Editor’s Note: Tomorrow Transformed explores innovative approaches and opportunities available in business and society through technology.
In 1882 on Pearl Street, New York City, Thomas Edison opened the world’s first commercial electric grid, lighting up local homes and businesses with cables connected to his power station.
Fast forward to the present day and although technology has changed immeasurably, the way we power our cities hasn’t. But what if we could bring the grid up to date? That’s exactly what they are doing in Mannheim, Germany.
Germany has extensive local renewable energy production, but renewable energy sources aren’t always available when and where needed.
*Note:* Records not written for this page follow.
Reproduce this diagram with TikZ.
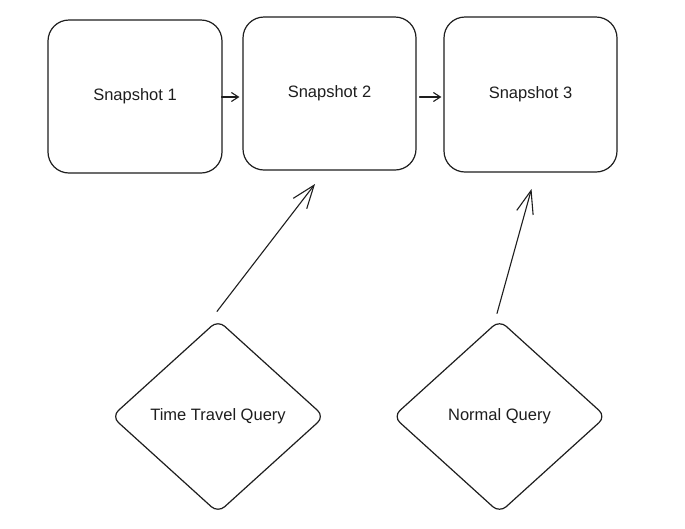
\documentclass[tikz,border=0pt]{standalone}
\usepackage{fontspec}
\setmainfont{Liberation Sans}
\usetikzlibrary{arrows.meta,shapes.geometric,calc}
\definecolor{ink}{HTML}{1E1E1E}
\begin{document}
\begin{tikzpicture}[x=1pt,y=-1pt,
  every node/.style={font=\fontsize{16.5}{19}\selectfont, text=ink},
  snapbox/.style={draw=ink, line width=1.2pt, rounded corners=21pt, inner sep=0pt},
  querydia/.style={draw=ink, line width=1.2pt, diamond, aspect=1.1, rounded corners=9pt, inner sep=0pt, minimum width=213pt, minimum height=193pt},
  bigarrow/.style={draw=ink, line width=1.1pt, line cap=round, -{Straight Barb[length=23pt,width=17pt,line width=1.1pt]}},
  smallarrow/.style={draw=ink, line width=1.1pt, line cap=round, -{Straight Barb[length=7pt,width=9pt,line width=1.1pt]}}
]
\useasboundingbox (0,0) rectangle (685,528);
\fill[white] (0,0) rectangle (685,528);

\node[snapbox, minimum width=174pt, minimum height=153pt] (b1) at (135,96.5) {Snapshot 1};
\node[snapbox, minimum width=173pt, minimum height=153pt] (b2) at (329.5,93.5) {Snapshot 2};
\node[snapbox, minimum width=173pt, minimum height=155pt] (b3) at (530.5,94.5) {Snapshot 3};

\node[querydia] (q1) at (218,416.5) {Time Travel Query};
\node[querydia] (q2) at (499.5,416.5) {Normal Query};

\coordinate (a1) at ($(b1.east)+(-1,0.5)$);
\coordinate (a2) at ($(b2.east)+(3,3.5)$);

\draw[smallarrow] (a1) -- ($(a1 -| b2.west)+(-3,0)$);
\draw[smallarrow] (a2) -- ($(a2 -| b3.west)+(-2,0)$);

\coordinate (s1) at ($(q1.north)+(-1,-8)$);
\coordinate (t1) at (315,184);
\coordinate (s2) at ($(q2.north)+(-2.5,-6)$);
\coordinate (t2) at (531.5,189);

\draw[bigarrow] (s1) -- (t1);
\draw[bigarrow] (s2) -- (t2);
\end{tikzpicture}
\end{document}
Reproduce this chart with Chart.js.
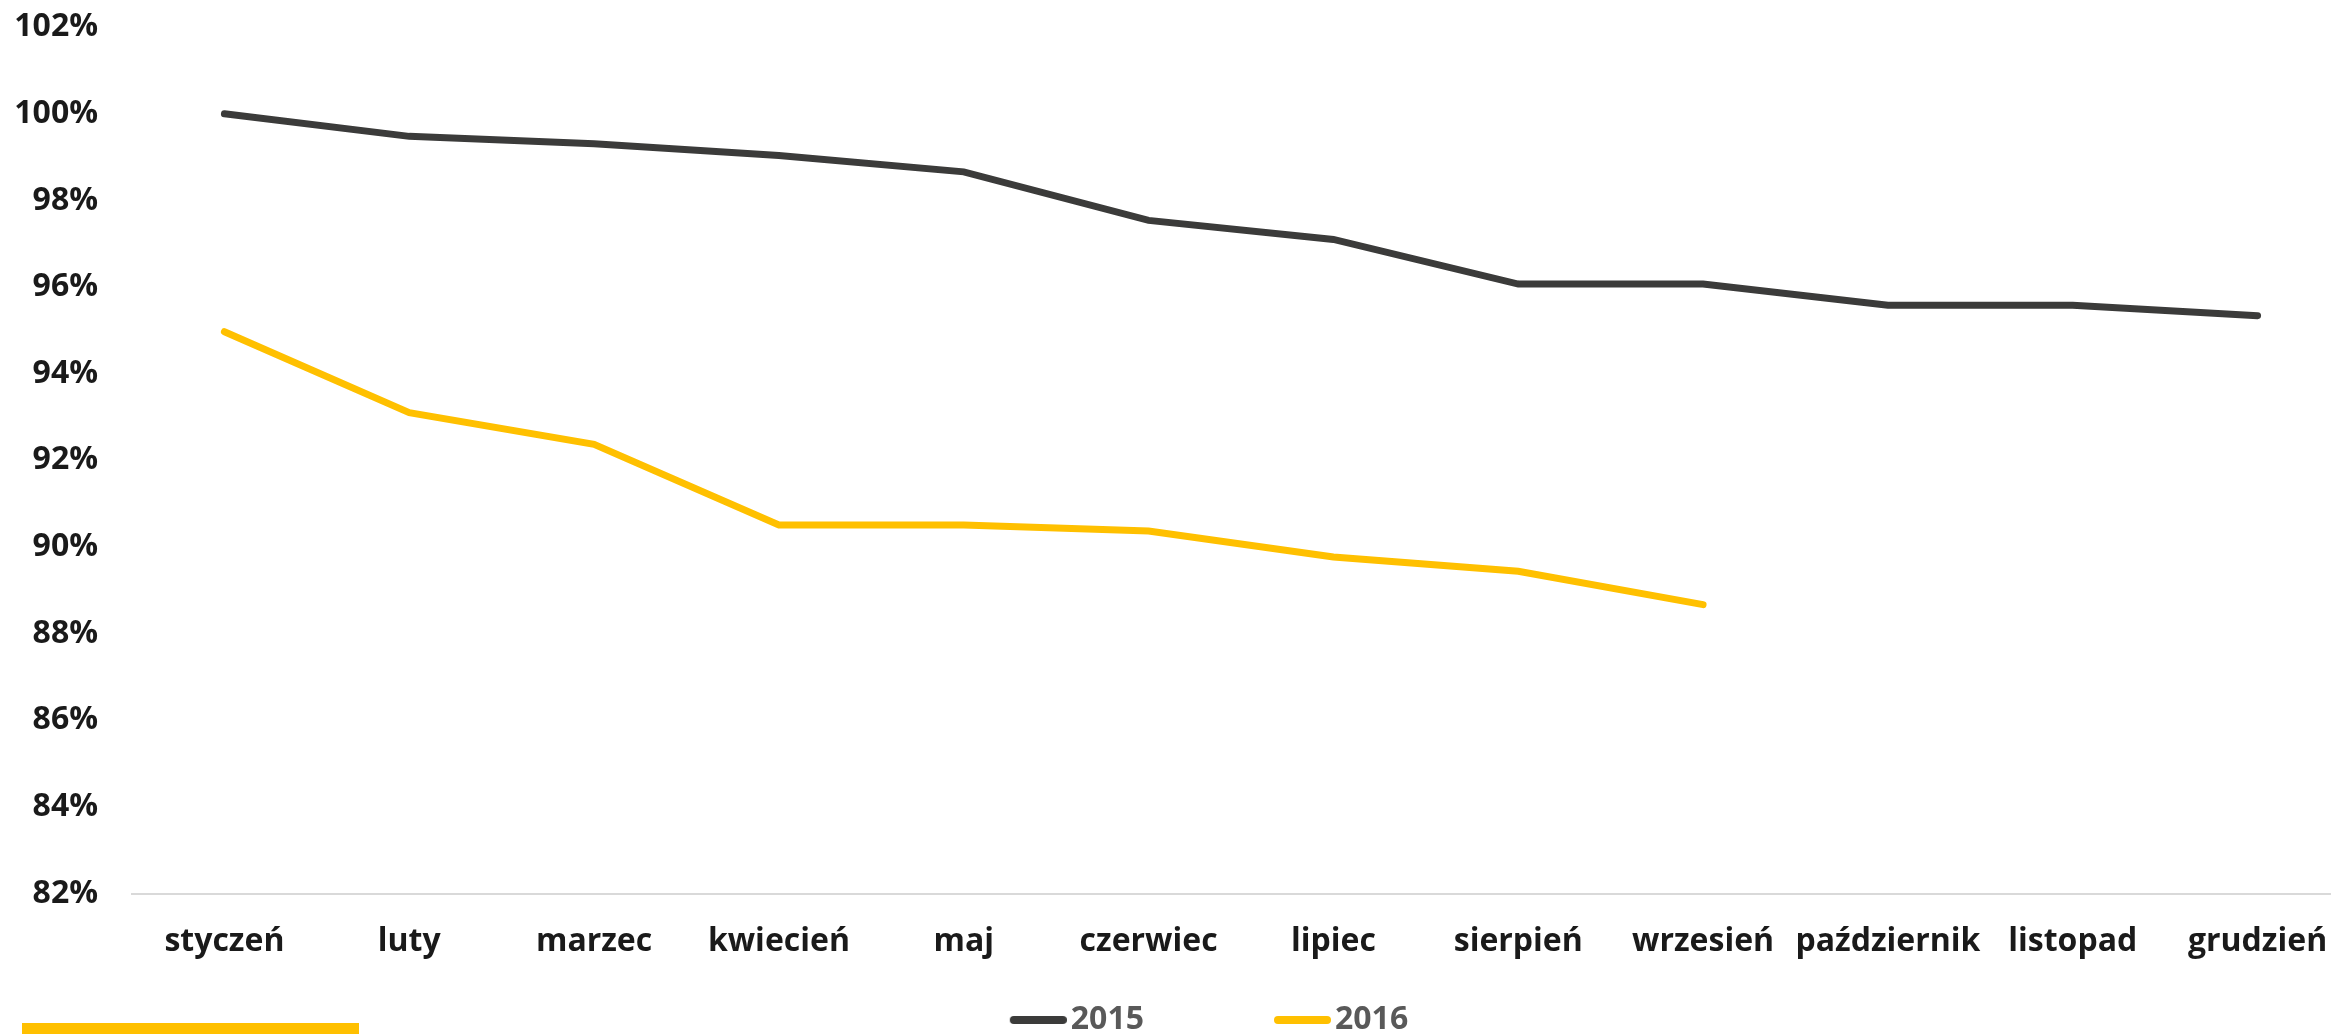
<!DOCTYPE html>
<html>
<head>
<meta charset="utf-8">
<script src="https://cdn.jsdelivr.net/npm/chart.js"></script>
<style>
  html, body { margin: 0; padding: 0; background: #ffffff; width: 2331px; height: 1034px; overflow: hidden; position: relative; }
  #wrap { position: absolute; left: -32px; top: 0; width: 2382px; height: 1046px; }
  #bar { position: absolute; left: 22px; top: 1023px; width: 337px; height: 11px; background: #FFC000; }
</style>
</head>
<body>
<div id="wrap"><canvas id="chart"></canvas></div>
<div id="bar"></div>
<script>
// ---- data ----
const months = ['styczeń', 'luty', 'marzec', 'kwiecień', 'maj', 'czerwiec', 'lipiec', 'sierpień', 'wrzesień', 'październik', 'listopad', 'grudzień'];
const seriesNames = ['2015', '2016'];
const values2015 = [100.0, 99.48, 99.31, 99.04, 98.66, 97.54, 97.10, 96.07, 96.07, 95.58, 95.58, 95.34];
const values2016 = [94.97, 93.10, 92.37, 90.51, 90.51, 90.37, 89.77, 89.44, 88.67, null, null, null];
const yMin = 82, yMax = 102, yStep = 2;

// ---- styling ----
const FONT = "'Open Sans', 'Noto Sans', sans-serif";
const colors = ['#3b3b3a', '#FFC000'];

function makeMarker(color) {
  const c = document.createElement('canvas');
  c.width = 169; c.height = 10;
  const g = c.getContext('2d');
  g.strokeStyle = color; g.lineWidth = 8; g.lineCap = 'round';
  g.beginPath(); g.moveTo(169 - 57 + 4, 5); g.lineTo(169 - 4, 5); g.stroke();
  return c;
}
const markers = colors.map(makeMarker);

new Chart(document.getElementById('chart'), {
  type: 'line',
  data: {
    labels: months,
    datasets: [
      { label: seriesNames[0], data: values2015, borderColor: colors[0], backgroundColor: colors[0], borderWidth: 7, borderCapStyle: 'round', pointRadius: 0, pointHoverRadius: 0, tension: 0, fill: false },
      { label: seriesNames[1], data: values2016, borderColor: colors[1], backgroundColor: colors[1], borderWidth: 7, borderCapStyle: 'round', pointRadius: 0, pointHoverRadius: 0, tension: 0, fill: false }
    ]
  },
  options: {
    responsive: true,
    maintainAspectRatio: false,
    animation: false,
    devicePixelRatio: 1,
    layout: { padding: { top: 0, left: 0, right: 0, bottom: 0 } },
    plugins: {
      tooltip: { enabled: false },
      legend: {
        display: true,
        position: 'bottom',
        align: 'center',
        labels: {
          usePointStyle: true,
          pointStyleWidth: 145,
          padding: 30,
          color: '#595959',
          font: { family: FONT, size: 32, weight: 'bold' },
          generateLabels: (chart) => {
            const items = Chart.defaults.plugins.legend.labels.generateLabels(chart);
            items.forEach((it, i) => { it.pointStyle = markers[i]; it.fontColor = '#595959'; });
            return items;
          }
        }
      }
    },
    scales: {
      x: {
        type: 'category',
        offset: true,
        grid: { display: false, drawTicks: false },
        border: { display: true, color: '#d9d9d9', width: 2 },
        ticks: {
          color: '#1a1a1a',
          padding: 16,
          maxRotation: 0,
          autoSkip: false,
          font: { family: FONT, size: 32, weight: 'bold', lineHeight: 2 }
        },
        afterFit: (scale) => { scale.height = 80.5; }
      },
      y: {
        min: yMin,
        max: yMax,
        grid: { display: false, drawTicks: true, tickLength: 26 },
        border: { display: false },
        ticks: {
          stepSize: yStep,
          color: '#1a1a1a',
          padding: 8,
          font: { family: FONT, size: 32, weight: 'bold' },
          callback: (v) => v + '%'
        },
        afterFit: (scale) => { scale.width = 164; }
      }
    }
  }
});
</script>
</body>
</html>
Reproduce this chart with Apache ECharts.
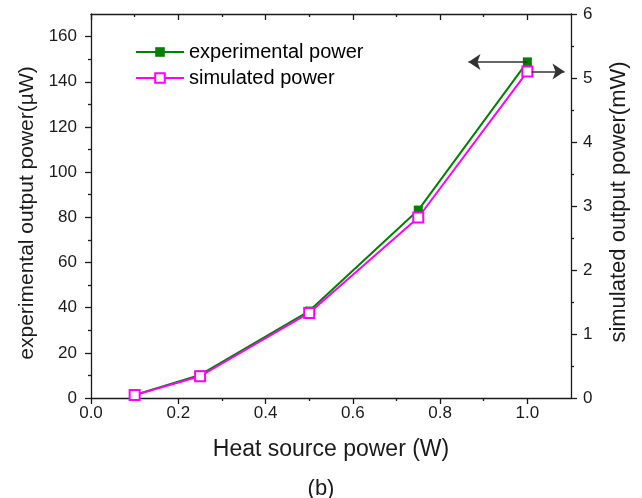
<!DOCTYPE html>
<html><head><meta charset="utf-8">
<script src="https://cdn.jsdelivr.net/npm/echarts@6/dist/echarts.min.js"></script>
<style>html,body{margin:0;padding:0;background:#fff}#c{width:642px;height:498px}</style>
</head><body><div id="c"></div>
<script>
const heatPower = [0.1, 0.25, 0.5, 0.75, 1.0];
const experimentalPower = [1.3, 10.2, 38.5, 83.2, 148.8];
const simulatedPower = [0.045, 0.34, 1.33, 2.82, 5.10];
const xMajor = [0, 0.2, 0.4, 0.6, 0.8, 1.0];
const xMinor = [0.1, 0.3, 0.5, 0.7, 0.9];
const yLeftMajor = [0, 20, 40, 60, 80, 100, 120, 140, 160];
const yLeftMinor = [10, 30, 50, 70, 90, 110, 130, 150];
const yRightMajor = [0, 1, 2, 3, 4, 5, 6];
const yRightMinor = [0.5, 1.5, 2.5, 3.5, 4.5, 5.5];
const arrowLeftEndX = 0.865;
const arrowRightEndX = 1.085;

const FONT = 'Liberation Sans, Arial, sans-serif';
const AX = '#1a1a1a';
const lineStyle = {color: AX, width: 1.3};

function xAx(pos, ticks, len, inside, labels, line) {
  return {
    type: 'value', position: pos, min: 0, max: 1.1,
    axisLine: {show: line, onZero: false, lineStyle},
    axisTick: {show: true, inside, length: len, customValues: ticks, lineStyle},
    axisLabel: labels ? {show: true, customValues: ticks, margin: 7, color: AX, fontSize: 17, fontFamily: FONT,
      formatter: v => v.toFixed(1)} : {show: false},
    splitLine: {show: false}
  };
}
function yAx(pos, max, ticks, len, labels, line, margin) {
  return {
    type: 'value', position: pos, min: 0, max: max,
    axisLine: {show: line, onZero: false, lineStyle},
    axisTick: {show: true, inside: false, length: len, customValues: ticks, lineStyle},
    axisLabel: labels ? {show: true, customValues: ticks, margin, color: AX, fontSize: 17, fontFamily: FONT} : {show: false},
    splitLine: {show: false}
  };
}

const xAxes = [
  Object.assign(xAx('bottom', xMajor, 6, false, true, true), {
    name: 'Heat source power (W)', nameLocation: 'middle', nameGap: 40,
    nameTextStyle: {fontSize: 23, color: AX, fontFamily: FONT}
  }),
  xAx('bottom', xMinor, 3, false, false, false),
  xAx('top', xMajor, 6, true, false, true),
  xAx('top', xMinor, 3, true, false, false)
];

const yAxes = [
  Object.assign(yAx('left', 170, yLeftMajor, 6, true, true, 14), {
    name: 'experimental output power(\u00B5W)', nameLocation: 'middle', nameGap: 53, nameRotate: 90,
    nameTextStyle: {fontSize: 21, color: AX, fontFamily: FONT, padding: [0, 14, 0, 0]}
  }),
  yAx('left', 170, yLeftMinor, 3, false, false, 14),
  Object.assign(yAx('right', 6, yRightMajor, 6, true, true, 12), {
    name: 'simulated output power(mW)', nameLocation: 'middle', nameGap: 37, nameRotate: 90,
    nameTextStyle: {fontSize: 22, color: AX, fontFamily: FONT, padding: [0, 0, 0, 8]}
  }),
  yAx('right', 6, yRightMinor, 3, false, false, 12)
];

const chart = echarts.init(document.getElementById('c'), null, {renderer: 'canvas'});
const nExp = experimentalPower.length - 1;
const nSim = simulatedPower.length - 1;
chart.setOption({
  animation: false,
  backgroundColor: '#fff',
  title: {text: '(b)', left: 'center', top: 473, textStyle: {fontSize: 22, fontWeight: 'normal', color: AX, fontFamily: FONT}},
  grid: {left: 91, right: 71, top: 14, bottom: 100, containLabel: false},
  legend: {
    orient: 'vertical', left: 130, top: 37, itemWidth: 48, itemHeight: 12, itemGap: 6,
    textStyle: {fontSize: 20, color: '#000', fontFamily: FONT},
    data: ['experimental power', 'simulated power']
  },
  xAxis: xAxes,
  yAxis: yAxes,
  series: [
    {
      name: 'experimental power', type: 'line', xAxisIndex: 0, yAxisIndex: 0,
      data: heatPower.map((x, i) => [x, experimentalPower[i]]),
      symbol: 'rect', symbolSize: 9,
      lineStyle: {color: '#008000', width: 2},
      itemStyle: {color: '#008000'},
      markLine: {
        silent: true, symbol: ['none', 'arrow'], symbolSize: [12, 12],
        lineStyle: {color: '#333', width: 1.5, type: 'solid'},
        label: {show: false},
        data: [[{coord: [heatPower[nExp], experimentalPower[nExp]]}, {coord: [arrowLeftEndX, experimentalPower[nExp]]}]]
      }
    },
    {
      name: 'simulated power', type: 'line', xAxisIndex: 0, yAxisIndex: 2,
      data: heatPower.map((x, i) => [x, simulatedPower[i]]),
      symbol: 'emptyRect', symbolSize: 10,
      lineStyle: {color: '#ff00ff', width: 2},
      itemStyle: {color: '#ff00ff', borderWidth: 1.2},
      markLine: {
        silent: true, symbol: ['none', 'arrow'], symbolSize: [12, 12],
        lineStyle: {color: '#333', width: 1.5, type: 'solid'},
        label: {show: false},
        data: [[{coord: [heatPower[nSim] + 0.01, simulatedPower[nSim]]}, {coord: [arrowRightEndX, simulatedPower[nSim]]}]]
      }
    }
  ]
});
</script>
</body></html>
To match energy supply with demand, Mannheim uses broadband power line technology to transmit consumption and supply data over the power grid itself. That allows energy supply to be adjusted, so that energy is consumed where it’s produced and when it’s available.
“I think the power grid can become a brain for the city by all that information that is generated in the grid,” said Thomas Wolski, of Power Plus Communications, which runs the “Model City of Mannheim” project.
Every house in Mannheim is connected to the smart energy network, which makes the most of renewable energy. This is not just a set of “smart homes” – it’s an entire smart city.
“We turned (the existing grid) into a communication platform by adding just small modems of the nodes of the network,” said Wolski. “We now have data available everywhere. We can send control data from the utility to remote places, we can send information back from the meters, from measurement devices about power quality, about the current status of the grid.”
Each household even has its own “Energy Butler” – a small box that monitors how much power people use, say, when they’re boiling the kettle or watching a movie. That data can be used make the most of variable tariffs, programing appliances to turn on at times when renewable energy is plentiful, and prices are therefore lower.
Wolski says the technology could work pretty much anywhere in the world, and with the technology in place, the future of our cities could just be a little brighter.